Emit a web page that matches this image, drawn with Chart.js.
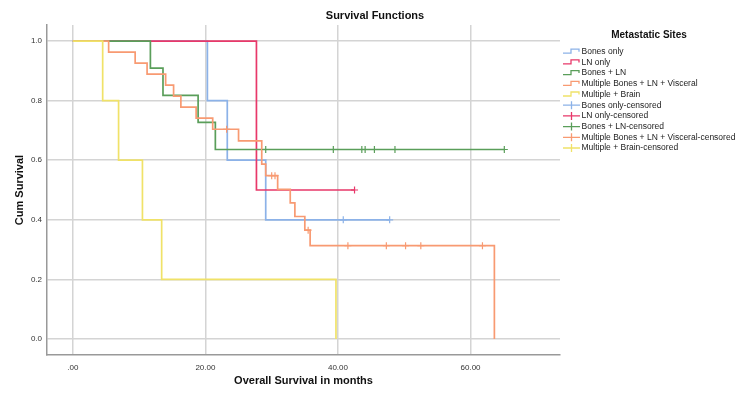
<!DOCTYPE html>
<html>
<head>
<meta charset="utf-8">
<script src="https://cdn.jsdelivr.net/npm/chart.js@4"></script>
<style>
  html, body { margin: 0; padding: 0; background: #fff; }
  #wrap { width: 750px; height: 398px; }
</style>
</head>
<body>
<div id="wrap"><canvas id="kmChart" width="750" height="398"></canvas></div>
<script>
// Kaplan-Meier estimates (months / cumulative survival)
const seriesNames = ['Bones only', 'LN only', 'Bones + LN', 'Multiple Bones + LN + Visceral', 'Multiple + Brain'];
const seriesColors = ['#8CB2E8', '#E8386A', '#5A9E5A', '#F89A72', '#F0E268'];

const bonesTimes = [0, 20.3, 23.3, 29.1];
const bonesSurv = [1, 0.8, 0.6, 0.4];
const bonesCensored = [40.8, 47.8];

const lnTimes = [0, 27.7];
const lnSurv = [1, 0.5];
const lnCensored = [42.5];

const bonesLnTimes = [0, 11.7, 13.6, 18.9, 21.5];
const bonesLnSurv = [1, 0.909, 0.818, 0.727, 0.636];
const bonesLnCensored = [29.1, 39.3, 43.6, 44.1, 45.5, 48.6, 65.1];

const multiTimes = [0, 5.4, 9.4, 11.2, 14.0, 15.2, 16.3, 18.6, 21.1, 25.0, 28.5, 29.1, 30.9, 32.8, 33.5, 35.0, 35.8, 63.6];
const multiSurv = [1, 0.963, 0.926, 0.889, 0.852, 0.815, 0.778, 0.741, 0.704, 0.665, 0.587, 0.548, 0.502, 0.457, 0.411, 0.365, 0.313, 0];
const multiCensored = [23.2, 30.0, 30.5, 35.5, 41.5, 47.3, 50.2, 52.5, 61.8];

const brainTimes = [0, 4.5, 6.9, 10.5, 13.4, 39.7];
const brainSurv = [1, 0.8, 0.6, 0.4, 0.2, 0];
const brainCensored = [];

const xTicks = [0, 20, 40, 60];
const yTicks = [0, 0.2, 0.4, 0.6, 0.8, 1.0];

const groups = [
  [bonesTimes, bonesSurv, bonesCensored],
  [lnTimes, lnSurv, lnCensored],
  [bonesLnTimes, bonesLnSurv, bonesLnCensored],
  [multiTimes, multiSurv, multiCensored],
  [brainTimes, brainSurv, brainCensored]
];

function stepPoints(times, surv, censored) {
  const pts = [{ x: times[0], y: surv[0] }];
  for (let i = 1; i < times.length; i++) {
    pts.push({ x: times[i], y: surv[i - 1] });
    pts.push({ x: times[i], y: surv[i] });
  }
  const end = Math.max(times[times.length - 1], ...censored);
  if (end > times[times.length - 1]) pts.push({ x: end, y: surv[surv.length - 1] });
  return pts;
}

function survAt(times, surv, t) {
  let s = surv[0];
  for (let i = 0; i < times.length; i++) if (times[i] <= t) s = surv[i];
  return s;
}

const datasets = [];
groups.forEach((g, i) => {
  datasets.push({
    label: seriesNames[i],
    data: stepPoints(g[0], g[1], g[2]),
    showLine: true,
    borderColor: seriesColors[i],
    borderWidth: 1.7,
    pointRadius: 0,
    tension: 0,
    order: 10 - i
  });
});
groups.forEach((g, i) => {
  datasets.push({
    label: seriesNames[i] + '-censored',
    data: g[2].map(t => ({ x: t, y: survAt(g[0], g[1], t) })),
    showLine: false,
    pointStyle: 'cross',
    pointRadius: 3.5,
    borderWidth: 1.2,
    borderColor: seriesColors[i],
    backgroundColor: seriesColors[i],
    order: 5 - i
  });
});

const font = 'Liberation Sans, Arial, sans-serif';

const decorations = {
  id: 'decorations',
  afterDraw(chart) {
    const ctx = chart.ctx;
    const area = chart.chartArea;
    ctx.save();
    ctx.fillStyle = '#111';
    ctx.textAlign = 'center';
    ctx.textBaseline = 'middle';
    ctx.font = 'bold 11px ' + font;
    ctx.fillText('Survival Functions', 375, 16);
    ctx.fillText('Overall Survival in months', (area.left + area.right) / 2, 381);
    ctx.save();
    ctx.translate(20, (area.top + area.bottom) / 2);
    ctx.rotate(-Math.PI / 2);
    ctx.fillText('Cum Survival', 0, 0);
    ctx.restore();

    // legend
    ctx.font = 'bold 10px ' + font;
    ctx.fillText('Metastatic Sites', 649, 35);
    ctx.textAlign = 'left';
    ctx.font = '8.5px ' + font;
    const x0 = 563, y0 = 51.7, dy = 10.7;
    const labels = seriesNames.concat(seriesNames.map(n => n + '-censored'));
    labels.forEach((lab, k) => {
      const y = y0 + k * dy;
      const c = seriesColors[k % 5];
      ctx.strokeStyle = c;
      ctx.lineWidth = 1.3;
      ctx.beginPath();
      if (k < 5) {
        ctx.moveTo(x0, y + 1.5);
        ctx.lineTo(x0 + 8, y + 1.5);
        ctx.lineTo(x0 + 8, y - 2.5);
        ctx.lineTo(x0 + 16, y - 2.5);
        ctx.lineTo(x0 + 16, y);
      } else {
        ctx.moveTo(x0, y);
        ctx.lineTo(x0 + 17, y);
        ctx.moveTo(x0 + 8.5, y - 4);
        ctx.lineTo(x0 + 8.5, y + 4);
      }
      ctx.stroke();
      ctx.fillStyle = '#222';
      ctx.fillText(lab, x0 + 18.5, y);
    });
    ctx.restore();
  }
};

new Chart(document.getElementById('kmChart'), {
  type: 'scatter',
  data: { datasets: datasets },
  options: {
    responsive: false,
    animation: false,
    layout: { padding: { top: 25, right: 190, left: 0, bottom: 0 } },
    plugins: {
      legend: { display: false },
      tooltip: { enabled: false },
      title: { display: false }
    },
    scales: {
      x: {
        type: 'linear',
        min: -3.9,
        max: 73.5,
        afterFit: s => { s.height = 43; },
        afterBuildTicks: s => { s.ticks = xTicks.map(v => ({ value: v })); },
        ticks: {
          padding: 8,
          color: '#333',
          font: { family: font, size: 8 },
          callback: v => (v === 0 ? '.00' : v.toFixed(2))
        },
        grid: { color: '#d4d4d4', lineWidth: 1.5, drawTicks: false },
        border: { display: true, color: '#999', width: 1.5 }
      },
      y: {
        type: 'linear',
        min: -0.054,
        max: 1.054,
        afterFit: s => { s.width = 47; },
        afterBuildTicks: s => { s.ticks = yTicks.map(v => ({ value: v })); },
        ticks: {
          padding: 5,
          color: '#333',
          font: { family: font, size: 8 },
          callback: v => v.toFixed(1)
        },
        grid: { color: '#d4d4d4', lineWidth: 1.5, drawTicks: false },
        border: { display: true, color: '#999', width: 1.5 }
      }
    }
  },
  plugins: [decorations]
});
</script>
</body>
</html>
————
# [EXERCISE REQUIREMENTS]
Take the data above and repeat it exactly, leaving each picture out.

# [RESULT OF THIS EXERCISE]
Emit a web page that matches this image, drawn with Chart.js.
<!DOCTYPE html>
<html>
<head>
<meta charset="utf-8">
<script src="https://cdn.jsdelivr.net/npm/chart.js@4"></script>
<style>
  html, body { margin: 0; padding: 0; background: #fff; }
  #wrap { width: 750px; height: 398px; }
</style>
</head>
<body>
<div id="wrap"><canvas id="kmChart" width="750" height="398"></canvas></div>
<script>
// Kaplan-Meier estimates (months / cumulative survival)
const seriesNames = ['Bones only', 'LN only', 'Bones + LN', 'Multiple Bones + LN + Visceral', 'Multiple + Brain'];
const seriesColors = ['#8CB2E8', '#E8386A', '#5A9E5A', '#F89A72', '#F0E268'];

const bonesTimes = [0, 20.3, 23.3, 29.1];
const bonesSurv = [1, 0.8, 0.6, 0.4];
const bonesCensored = [40.8, 47.8];

const lnTimes = [0, 27.7];
const lnSurv = [1, 0.5];
const lnCensored = [42.5];

const bonesLnTimes = [0, 11.7, 13.6, 18.9, 21.5];
const bonesLnSurv = [1, 0.909, 0.818, 0.727, 0.636];
const bonesLnCensored = [29.1, 39.3, 43.6, 44.1, 45.5, 48.6, 65.1];

const multiTimes = [0, 5.4, 9.4, 11.2, 14.0, 15.2, 16.3, 18.6, 21.1, 25.0, 28.5, 29.1, 30.9, 32.8, 33.5, 35.0, 35.8, 63.6];
const multiSurv = [1, 0.963, 0.926, 0.889, 0.852, 0.815, 0.778, 0.741, 0.704, 0.665, 0.587, 0.548, 0.502, 0.457, 0.411, 0.365, 0.313, 0];
const multiCensored = [23.2, 30.0, 30.5, 35.5, 41.5, 47.3, 50.2, 52.5, 61.8];

const brainTimes = [0, 4.5, 6.9, 10.5, 13.4, 39.7];
const brainSurv = [1, 0.8, 0.6, 0.4, 0.2, 0];
const brainCensored = [];

const xTicks = [0, 20, 40, 60];
const yTicks = [0, 0.2, 0.4, 0.6, 0.8, 1.0];

const groups = [
  [bonesTimes, bonesSurv, bonesCensored],
  [lnTimes, lnSurv, lnCensored],
  [bonesLnTimes, bonesLnSurv, bonesLnCensored],
  [multiTimes, multiSurv, multiCensored],
  [brainTimes, brainSurv, brainCensored]
];

function stepPoints(times, surv, censored) {
  const pts = [{ x: times[0], y: surv[0] }];
  for (let i = 1; i < times.length; i++) {
    pts.push({ x: times[i], y: surv[i - 1] });
    pts.push({ x: times[i], y: surv[i] });
  }
  const end = Math.max(times[times.length - 1], ...censored);
  if (end > times[times.length - 1]) pts.push({ x: end, y: surv[surv.length - 1] });
  return pts;
}

function survAt(times, surv, t) {
  let s = surv[0];
  for (let i = 0; i < times.length; i++) if (times[i] <= t) s = surv[i];
  return s;
}

const datasets = [];
groups.forEach((g, i) => {
  datasets.push({
    label: seriesNames[i],
    data: stepPoints(g[0], g[1], g[2]),
    showLine: true,
    borderColor: seriesColors[i],
    borderWidth: 1.7,
    pointRadius: 0,
    tension: 0,
    order: 10 - i
  });
});
groups.forEach((g, i) => {
  datasets.push({
    label: seriesNames[i] + '-censored',
    data: g[2].map(t => ({ x: t, y: survAt(g[0], g[1], t) })),
    showLine: false,
    pointStyle: 'cross',
    pointRadius: 3.5,
    borderWidth: 1.2,
    borderColor: seriesColors[i],
    backgroundColor: seriesColors[i],
    order: 5 - i
  });
});

const font = 'Liberation Sans, Arial, sans-serif';

const decorations = {
  id: 'decorations',
  afterDraw(chart) {
    const ctx = chart.ctx;
    const area = chart.chartArea;
    ctx.save();
    ctx.fillStyle = '#111';
    ctx.textAlign = 'center';
    ctx.textBaseline = 'middle';
    ctx.font = 'bold 11px ' + font;
    ctx.fillText('Survival Functions', 375, 16);
    ctx.fillText('Overall Survival in months', (area.left + area.right) / 2, 381);
    ctx.save();
    ctx.translate(20, (area.top + area.bottom) / 2);
    ctx.rotate(-Math.PI / 2);
    ctx.fillText('Cum Survival', 0, 0);
    ctx.restore();

    // legend
    ctx.font = 'bold 10px ' + font;
    ctx.fillText('Metastatic Sites', 649, 35);
    ctx.textAlign = 'left';
    ctx.font = '8.5px ' + font;
    const x0 = 563, y0 = 51.7, dy = 10.7;
    const labels = seriesNames.concat(seriesNames.map(n => n + '-censored'));
    labels.forEach((lab, k) => {
      const y = y0 + k * dy;
      const c = seriesColors[k % 5];
      ctx.strokeStyle = c;
      ctx.lineWidth = 1.3;
      ctx.beginPath();
      if (k < 5) {
        ctx.moveTo(x0, y + 1.5);
        ctx.lineTo(x0 + 8, y + 1.5);
        ctx.lineTo(x0 + 8, y - 2.5);
        ctx.lineTo(x0 + 16, y - 2.5);
        ctx.lineTo(x0 + 16, y);
      } else {
        ctx.moveTo(x0, y);
        ctx.lineTo(x0 + 17, y);
        ctx.moveTo(x0 + 8.5, y - 4);
        ctx.lineTo(x0 + 8.5, y + 4);
      }
      ctx.stroke();
      ctx.fillStyle = '#222';
      ctx.fillText(lab, x0 + 18.5, y);
    });
    ctx.restore();
  }
};

new Chart(document.getElementById('kmChart'), {
  type: 'scatter',
  data: { datasets: datasets },
  options: {
    responsive: false,
    animation: false,
    layout: { padding: { top: 25, right: 190, left: 0, bottom: 0 } },
    plugins: {
      legend: { display: false },
      tooltip: { enabled: false },
      title: { display: false }
    },
    scales: {
      x: {
        type: 'linear',
        min: -3.9,
        max: 73.5,
        afterFit: s => { s.height = 43; },
        afterBuildTicks: s => { s.ticks = xTicks.map(v => ({ value: v })); },
        ticks: {
          padding: 8,
          color: '#333',
          font: { family: font, size: 8 },
          callback: v => (v === 0 ? '.00' : v.toFixed(2))
        },
        grid: { color: '#d4d4d4', lineWidth: 1.5, drawTicks: false },
        border: { display: true, color: '#999', width: 1.5 }
      },
      y: {
        type: 'linear',
        min: -0.054,
        max: 1.054,
        afterFit: s => { s.width = 47; },
        afterBuildTicks: s => { s.ticks = yTicks.map(v => ({ value: v })); },
        ticks: {
          padding: 5,
          color: '#333',
          font: { family: font, size: 8 },
          callback: v => v.toFixed(1)
        },
        grid: { color: '#d4d4d4', lineWidth: 1.5, drawTicks: false },
        border: { display: true, color: '#999', width: 1.5 }
      }
    }
  },
  plugins: [decorations]
});
</script>
</body>
</html>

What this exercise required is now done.